Directed by: Robin Aubert | 96 minutes | drama, horror | Actors: Marc-André Grondin, Monia Chokri, Charlotte St-Martin, Micheline Lanctôt, Marie-Ginette Guay, Brigitte Poupart, Édouard Tremblay-Grenier, Luc Proulx, Didier Lucien, Robert Brouillette, Martin Héroux, Patrick Hivon

The opening shot of ‘Les affamés’ shows a beautiful moody scene. A balding meadow. A blanket of fog. A chair balancing on the edge of sight. A cold soundlessness as chaperone. Immediately in the next shot, that silence is abruptly interrupted by the roar of a car race. A noise so loud that the race spectators don’t notice that zombies have entered the surrounding terrain. The silence seems to have come to an end for good.

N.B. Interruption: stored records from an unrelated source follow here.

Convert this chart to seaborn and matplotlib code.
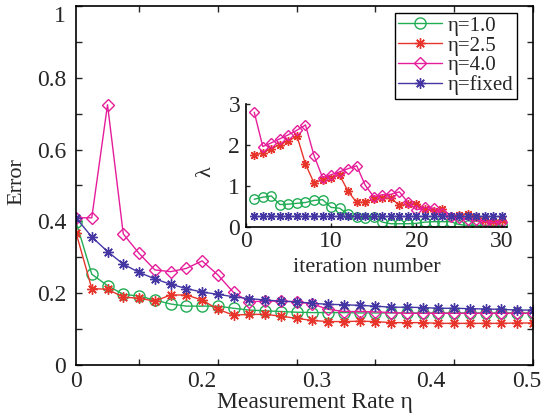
import matplotlib
matplotlib.use("Agg")
import matplotlib.pyplot as plt
import seaborn as sns

# ---- main panel: reconstruction error vs. measurement rate (30 samples) ----
sample_idx = list(range(1, 31))

err_eta_1_0 = [0.399, 0.253, 0.221, 0.197, 0.192, 0.181, 0.170, 0.164, 0.164, 0.164,
               0.158, 0.153, 0.151, 0.149, 0.147, 0.146, 0.146, 0.146, 0.145, 0.145,
               0.145, 0.145, 0.145, 0.145, 0.145, 0.145, 0.145, 0.145, 0.145, 0.145]
err_eta_2_5 = [0.369, 0.213, 0.211, 0.189, 0.186, 0.178, 0.195, 0.195, 0.181, 0.155,
               0.139, 0.141, 0.141, 0.136, 0.130, 0.124, 0.121, 0.121, 0.122, 0.121,
               0.118, 0.118, 0.118, 0.116, 0.116, 0.116, 0.116, 0.116, 0.117, 0.117]
err_eta_4_0 = [0.410, 0.410, 0.725, 0.365, 0.311, 0.265, 0.260, 0.269, 0.290, 0.251,
               0.202, 0.176, 0.178, 0.178, 0.176, 0.170, 0.155, 0.149, 0.149, 0.148,
               0.146, 0.144, 0.144, 0.144, 0.144, 0.144, 0.144, 0.144, 0.144, 0.144]
err_eta_fixed = [0.410, 0.357, 0.316, 0.281, 0.258, 0.240, 0.225, 0.213, 0.203, 0.197,
                 0.190, 0.185, 0.181, 0.178, 0.176, 0.172, 0.169, 0.168, 0.166, 0.164,
                 0.161, 0.161, 0.160, 0.158, 0.158, 0.157, 0.156, 0.155, 0.153, 0.153]

rate_tick_pos = [1, 9.0, 16.3, 23.5, 29.6]
rate_tick_labels = ["0", "0.2", "0.3", "0.4", "0.5"]

# ---- inset: lambda per iteration ----
iteration = list(range(1, 31))

lam_eta_1_0 = [0.68, 0.73, 0.76, 0.55, 0.56, 0.58, 0.60, 0.65, 0.67, 0.48,
               0.46, 0.31, 0.24, 0.21, 0.24, 0.12, 0.08, 0.08, 0.08, 0.09,
               0.12, 0.13, 0.13, 0.13, 0.06, 0.04, 0.04, 0.04, 0.04, 0.04]
lam_eta_2_5 = [1.76, 1.82, 1.92, 2.02, 2.11, 2.23, 1.54, 1.08, 1.16, 1.21,
               1.27, 0.87, 0.60, 0.61, 0.68, 0.70, 0.71, 0.53, 0.56, 0.57,
               0.43, 0.40, 0.44, 0.28, 0.30, 0.33, 0.25, 0.18, 0.15, 0.18]
lam_eta_4_0 = [2.81, 1.97, 2.06, 2.16, 2.26, 2.37, 2.50, 1.75, 1.21, 1.28,
               1.35, 1.43, 1.50, 1.02, 0.74, 0.79, 0.80, 0.86, 0.60, 0.42,
               0.48, 0.46, 0.35, 0.24, 0.22, 0.18, 0.16, 0.13, 0.10, 0.13]
lam_eta_fixed = [0.28, 0.28, 0.28, 0.28, 0.28, 0.28, 0.28, 0.28, 0.28, 0.28,
                 0.28, 0.28, 0.28, 0.28, 0.28, 0.28, 0.28, 0.28, 0.28, 0.28,
                 0.28, 0.28, 0.28, 0.28, 0.28, 0.28, 0.28, 0.28, 0.28, 0.28]

series_labels = ["η=1.0", "η=2.5", "η=4.0", "η=fixed"]
series_colors = ["#22ad55", "#e8352c", "#e61d9b", "#4537a3"]
asterisk = (8, 2, 0)
series_markers = ["o", asterisk, "D", asterisk]

sns.set_style("white")
plt.rcParams["font.family"] = ["Liberation Serif", "DejaVu Serif"]

fig = plt.figure(figsize=(5.46, 4.15), dpi=100)
ax = fig.add_axes([76 / 546, 1 - 365 / 415, (533 - 76) / 546, (365 - 6) / 415])

main_sizes = [8, 7.5, 5.8, 7.5]
main_series = [err_eta_1_0, err_eta_2_5, err_eta_4_0, err_eta_fixed]
for vals, lab, col, mk, ms in zip(main_series, series_labels, series_colors,
                                  series_markers, main_sizes):
    sns.lineplot(x=sample_idx, y=vals, ax=ax, color=col, marker=mk, markersize=ms,
                 markerfacecolor="none", markeredgecolor=col, markeredgewidth=1.0,
                 linewidth=1.0, label=lab, legend=False)

ax.set_xlim(1, 30)
ax.set_ylim(0, 1)
ax.set_xticks(rate_tick_pos)
ax.set_xticklabels(rate_tick_labels)
ax.set_xticks([5, 10, 15, 20, 25, 30], minor=True)
ax.set_yticks([0, 0.2, 0.4, 0.6, 0.8, 1.0])
ax.set_yticklabels(["0", "0.2", "0.4", "0.6", "0.8", "1"])
ax.set_yticks([0.1, 0.3, 0.5, 0.7, 0.9], minor=True)
ax.tick_params(axis="x", which="major", length=0, pad=4, labelsize=17)
ax.tick_params(axis="x", which="minor", direction="in", length=4, width=1,
               top=True, bottom=True)
ax.tick_params(axis="y", which="both", direction="in", length=4, width=1,
               left=True, right=True, labelsize=17, pad=7)
# keep the top label "1" inside the figure
ax.yaxis.get_major_ticks()[-1].label1.set_verticalalignment("top")
for s in ax.spines.values():
    s.set_color("black")
    s.set_linewidth(1.2)

ax.set_xlabel("Measurement Rate η", fontsize=17)
ax.xaxis.set_label_coords(0.523, -0.075)
ax.set_ylabel("Error", fontsize=16)
ax.yaxis.set_label_coords(-0.108, 0.51)

leg = ax.legend(loc="upper right", bbox_to_anchor=(517 / 546, 1 - 13 / 415),
                bbox_transform=fig.transFigure, fontsize=15, frameon=True,
                fancybox=False, framealpha=1, edgecolor="black",
                borderpad=0.15, labelspacing=0.01, handlelength=2.1,
                handletextpad=0.3, borderaxespad=0)
leg.get_frame().set_linewidth(1.0)

# ---- inset axes ----
axi = fig.add_axes([245.7 / 546, 1 - 227 / 415, (507 - 245.7) / 546, (227 - 104.5) / 415])
inset_sizes = [6.8, 6.5, 5.2, 6.5]
inset_series = [lam_eta_1_0, lam_eta_2_5, lam_eta_4_0, lam_eta_fixed]
for vals, col, mk, ms in zip(inset_series, series_colors, series_markers, inset_sizes):
    sns.lineplot(x=iteration, y=vals, ax=axi, color=col, marker=mk, markersize=ms,
                 markerfacecolor="none", markeredgecolor=col, markeredgewidth=1.0,
                 linewidth=1.0, legend=False)

axi.set_xlim(0, 30.6)
axi.set_ylim(0, 3)
axi.set_xticks([0, 10, 20, 30])
axi.set_yticks([0, 1, 2, 3])
axi.patch.set_alpha(0)
axi.spines["top"].set_visible(False)
axi.spines["right"].set_visible(False)
for k in ("left", "bottom"):
    axi.spines[k].set_color("black")
    axi.spines[k].set_linewidth(1.2)
axi.tick_params(axis="both", direction="in", length=3, width=1, labelsize=17,
                left=True, bottom=True)
axi.tick_params(axis="x", pad=3)
axi.tick_params(axis="y", pad=4)
axi.set_xlabel("iteration number", fontsize=16)
axi.xaxis.set_label_coords(0.464, -0.25)
axi.set_ylabel("λ", fontsize=16)
axi.yaxis.set_label_coords(-0.115, 0.45)

fig.savefig("out.png", dpi=100)
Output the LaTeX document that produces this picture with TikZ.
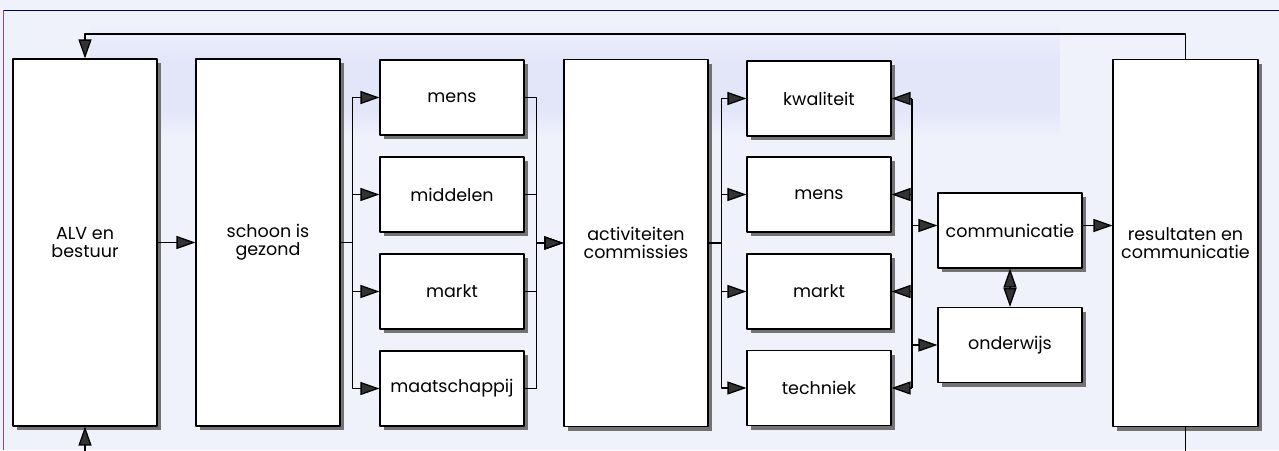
\documentclass[tikz,border=0pt]{standalone}
\usepackage{fontspec}
\setmainfont{Poppins}
\usetikzlibrary{arrows.meta,shadows}
\definecolor{papier}{RGB}{240,242,251}
\definecolor{band}{RGB}{227,230,249}
\tikzset{
	punt/.tip={Triangle[length=19pt,width=13pt,fill=black!80]},
	blok/.style={draw, line width=1.1pt, fill=white, align=center, inner sep=2pt,
		drop shadow={shadow xshift=4pt, shadow yshift=-4pt, fill=black!55, opacity=1}},
	hoog/.style={blok, minimum width=144pt, minimum height=367pt},
	klein/.style={blok, minimum width=144pt, minimum height=75pt},
	pijl/.style={-punt, line width=1.3pt},
	dubbelpijl/.style={punt-punt, line width=1.3pt},
	lijn/.style={line width=1.3pt}
}
\begin{document}
\begin{tikzpicture}[x=1pt, y=-1pt, font=\fontsize{17.5}{18}\selectfont, line join=round]
	\useasboundingbox (0,0) rectangle (1279,450);
	% achtergrond
	\fill[papier] (0,0) rectangle (1279,450);
	\shade[top color=papier, bottom color=band] (90,18) rectangle (1060,60);
	\fill[band] (90,60) rectangle (1060,110);
	\shade[top color=band, bottom color=papier] (90,110) rectangle (1060,140);
	\draw[blue!40!black, line width=0.8pt] (3,10) -- (1279,10);
	\draw[magenta!60!black, line width=0.8pt] (3,10) -- (3,450);
	% blokken
	\node[hoog] (alv) at (85,242.5) {ALV en\\bestuur};
	\node[hoog] (schoon) at (268,242.5) {schoon is\\gezond};
	\node[klein] (mens) at (452,97.5) {mens};
	\node[klein] (middelen) at (452,194.5) {middelen};
	\node[klein] (markt) at (452,291.5) {markt};
	\node[klein] (maatschappij) at (452,388.5) {maatschappij};
	\node[hoog] (activiteiten) at (636,243) {activiteiten\\commissies};
	\node[klein] (kwaliteit) at (819,98.5) {kwaliteit};
	\node[klein] (mens2) at (819,194.5) {mens};
	\node[klein] (markt2) at (819,291.5) {markt};
	\node[klein] (techniek) at (819,388) {techniek};
	\node[klein] (communicatie) at (1010,230.5) {communicatie};
	\node[klein] (onderwijs) at (1010,345) {onderwijs};
	\node[hoog, minimum width=145pt] (resultaten) at (1185.5,243) {resultaten en\\communicatie};
	% verbindingen
	\draw[pijl] (alv) -- (schoon);
	\foreach \n in {mens,middelen,markt,maatschappij}{
		\draw[pijl] (schoon.east) -- ++(12,0) |- (\n.west);
		\draw[pijl] (\n.east) -- ++(12,0) |- (activiteiten.west);
	}
	\foreach \n in {kwaliteit,mens2,markt2,techniek}
		\draw[pijl] (activiteiten.east) -- ++(13,0) |- (\n.west);
	\coordinate (rbus) at (912,0);
	\draw[lijn] (rbus |- kwaliteit.east) -- (rbus |- techniek.east);
	\foreach \n in {kwaliteit,mens2,markt2,techniek}
		\draw[pijl] (rbus |- \n.east) -- (\n.east);
	\draw[pijl] ([yshift=5pt]rbus |- communicatie.west) -- ([yshift=5pt]communicatie.west);
	\draw[pijl] (rbus |- onderwijs.west) -- (onderwijs.west);
	\draw[dubbelpijl] (communicatie) -- (onderwijs);
	\draw[pijl] ([yshift=5pt]communicatie.east) -- ([yshift=5pt]communicatie.east -| resultaten.west);
	% terugkoppeling
	\draw[pijl] (resultaten.north) -- ++(0,-25) -| (alv.north);
	\draw[lijn] (resultaten.south) -- ++(0,24);
	\draw[pijl] (alv.south) ++(0,24) -- (alv.south);
\end{tikzpicture}
\end{document}
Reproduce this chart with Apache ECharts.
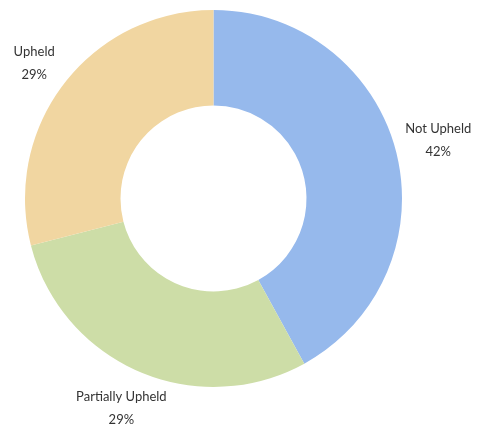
<!DOCTYPE html>
<html>
<head>
<meta charset="utf-8">
<script src="https://cdn.jsdelivr.net/npm/echarts@6/dist/echarts.min.js"></script>
<style>
  html, body { margin: 0; padding: 0; background: #fff; }
  #chart { width: 477px; height: 425px; }
</style>
</head>
<body>
<div id="chart"></div>
<script>
// Complaint outcomes
const categories = ['Not Upheld', 'Partially Upheld', 'Upheld'];
const shares = [42, 29, 29];
const colors = ['#96B9EC', '#CDDDA7', '#F1D6A1'];
// small nudges [dx, dy] applied to each label
const labelNudge = [[0, 0], [0, -3], [4, 7]];

const data = categories.map((name, i) => ({ name, value: shares[i] }));

const chart = echarts.init(document.getElementById('chart'), null, { renderer: 'canvas' });
chart.setOption({
  animation: false,
  color: colors,
  series: [
    {
      type: 'pie',
      center: [213.5, 198.5],
      radius: [93, 188.5],
      startAngle: 90,
      clockwise: true,
      silent: true,
      label: { show: false },
      labelLine: { show: false },
      data: data
    },
    {
      // transparent ring that carries the outside labels, centred on each slice
      type: 'pie',
      center: [213.5, 198.5],
      radius: [222, 236],
      startAngle: 90,
      clockwise: true,
      silent: true,
      itemStyle: { color: 'rgba(0,0,0,0)' },
      label: {
        show: true,
        position: 'inside',
        formatter: '{b}\n{d}%',
        color: '#333',
        fontFamily: 'Lato',
        fontSize: 13,
        lineHeight: 23,
        align: 'center'
      },
      labelLayout: function (params) {
        const n = labelNudge[params.dataIndex];
        return { dx: n[0], dy: n[1] };
      },
      labelLine: { show: false },
      data: data
    }
  ]
});
</script>
</body>
</html>
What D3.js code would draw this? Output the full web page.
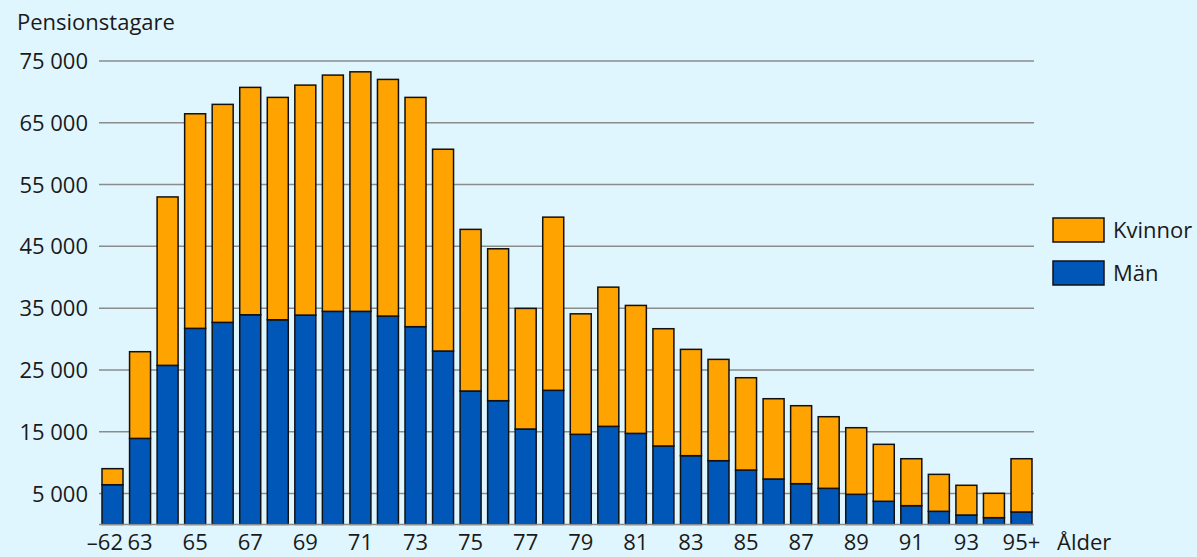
<!DOCTYPE html>
<html>
<head>
<meta charset="utf-8">
<script src="https://cdn.jsdelivr.net/npm/d3@7"></script>
<style>
  body { margin: 0; background: #e0f6fe; }
  svg { display: block; }
</style>
</head>
<body>
<div id="chart"></div>
<script>
// ages and series (number of pensioners per age)
const ages = ["–62", "63", "64", "65", "66", "67", "68", "69", "70", "71", "72", "73", "74", "75", "76", "77", "78",
  "79", "80", "81", "82", "83", "84", "85", "86", "87", "88", "89", "90", "91", "92", "93", "94", "95+"];
const man = [6420, 13920, 25740, 31730, 32700, 33930, 33120, 33880, 34480, 34480, 33720, 32000, 28060, 21590, 20020, 15440, 21700,
  14580, 15870, 14730, 12690, 11120, 10310, 8800, 7350, 6590, 5840, 4870, 3740, 3030, 2120, 1520, 1090, 2010];
const kvinnor = [2600, 14030, 27260, 34730, 35280, 36800, 35990, 37220, 38240, 38770, 38300, 37110, 32660, 26160, 24590, 19520, 28030,
  19500, 22530, 20710, 18980, 17210, 16400, 14940, 12990, 12620, 11590, 10780, 9220, 7600, 5980, 4810, 3940, 8620];
const yTicks = [5000, 15000, 25000, 35000, 45000, 55000, 65000, 75000];
const xLabels = ["–62", "63", "65", "67", "69", "71", "73", "75", "77", "79", "81", "83", "85", "87", "89", "91", "93", "95+"];
const series = ["Män", "Kvinnor"];
const colors = { "Män": "#0057b8", "Kvinnor": "#ffa300" };

const width = 1197, height = 557;
const font = "22px 'Open Sans', sans-serif";

const rows = ages.map((a, i) => ({ age: a, "Män": man[i], "Kvinnor": kvinnor[i] }));
const stacked = d3.stack().keys(series)(rows);

const x = d3.scaleBand()
  .domain(ages)
  .range([100, 1034])
  .paddingInner(0.238)
  .paddingOuter(0.073);

const y = d3.scaleLinear()
  .domain([0, 75000])
  .range([524.4, 61]);

const svg = d3.select("#chart")
  .append("svg")
  .attr("width", width)
  .attr("height", height)
  .style("background", "#e0f6fe");

const fmt = d => d3.format(",")(d).replace(/,/g, " ");

// gridlines
svg.append("g")
  .selectAll("line")
  .data(yTicks)
  .join("line")
    .attr("x1", 99)
    .attr("x2", 1034)
    .attr("y1", d => y(d))
    .attr("y2", d => y(d))
    .attr("stroke", "#8c8c8c")
    .attr("stroke-width", 1.5);

// y labels
svg.append("g")
  .style("font", font)
  .attr("fill", "#1a1a1a")
  .attr("text-anchor", "end")
  .selectAll("text")
  .data(yTicks)
  .join("text")
    .attr("x", 88)
    .attr("y", d => y(d) + 8)
    .text(fmt);

// bars
svg.append("g")
  .selectAll("g")
  .data(stacked)
  .join("g")
    .attr("fill", d => colors[d.key])
  .selectAll("rect")
  .data(d => d)
  .join("rect")
    .attr("x", d => x(d.data.age))
    .attr("width", x.bandwidth())
    .attr("y", d => y(d[1]))
    .attr("height", d => y(d[0]) - y(d[1]))
    .attr("stroke", "#111")
    .attr("stroke-width", 1.5);

// baseline
svg.append("line")
  .attr("x1", 99)
  .attr("x2", 1034)
  .attr("y1", y(0))
  .attr("y2", y(0))
  .attr("stroke", "#8c8c8c")
  .attr("stroke-width", 1.5);

// x labels (first one is right-aligned to its bar)
svg.append("g")
  .style("font", font)
  .attr("fill", "#1a1a1a")
  .selectAll("text")
  .data(xLabels)
  .join("text")
    .attr("text-anchor", (d, i) => i === 0 ? "end" : "middle")
    .attr("x", (d, i) => i === 0 ? x(d) + x.bandwidth() : x(d) + x.bandwidth() / 2)
    .attr("y", 550)
    .text(d => d);

svg.append("text")
  .attr("x", 1057)
  .attr("y", 550)
  .style("font", font)
  .attr("fill", "#1a1a1a")
  .text("Ålder");

svg.append("text")
  .attr("x", 17)
  .attr("y", 30)
  .style("font", font)
  .attr("fill", "#1a1a1a")
  .text("Pensionstagare");

// legend
const legend = svg.append("g")
  .selectAll("g")
  .data(["Kvinnor", "Män"])
  .join("g")
    .attr("transform", (d, i) => `translate(1053, ${218 + i * 43})`);

legend.append("rect")
  .attr("width", 51)
  .attr("height", 24)
  .attr("fill", d => colors[d])
  .attr("stroke", "#111")
  .attr("stroke-width", 1.5);

legend.append("text")
  .attr("x", 60)
  .attr("y", 20)
  .style("font", font)
  .attr("fill", "#1a1a1a")
  .text(d => d);
</script>
</body>
</html>
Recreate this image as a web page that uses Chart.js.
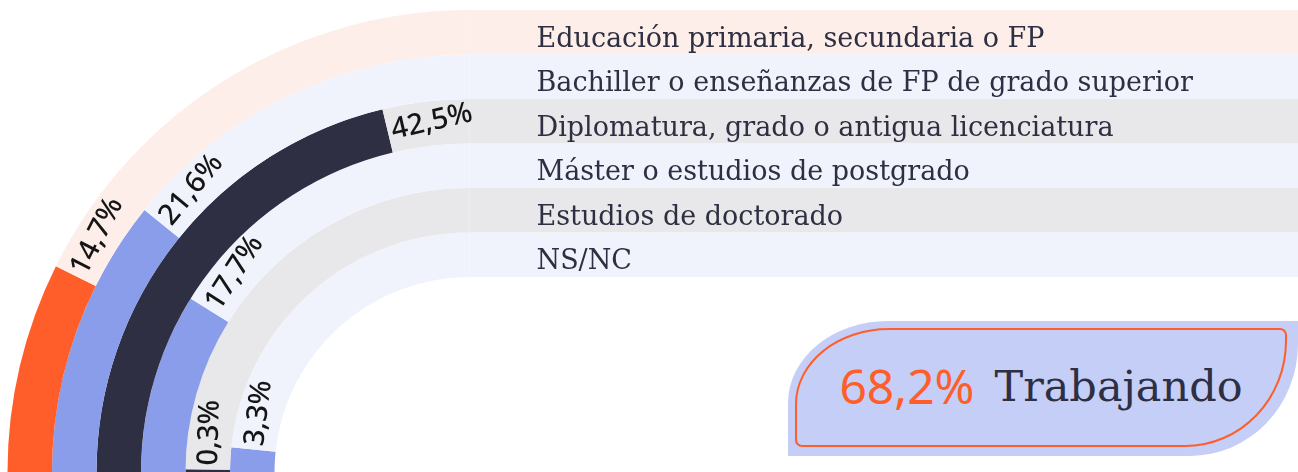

Nothing could be further from the truth. The Canadian ‘Les affamés’ (the hungry) understands perfectly that a zombie film is not mainly about zombies. The undead, in keeping with the conventions of the genre, stand for something greater. The decline of society, the endless individualism of contemporary humanity or, as in ‘Les affameś’, they show how in these hasty times people no longer have room for reflection, vulnerability and sadness. In other words, how man no longer allows silence in life.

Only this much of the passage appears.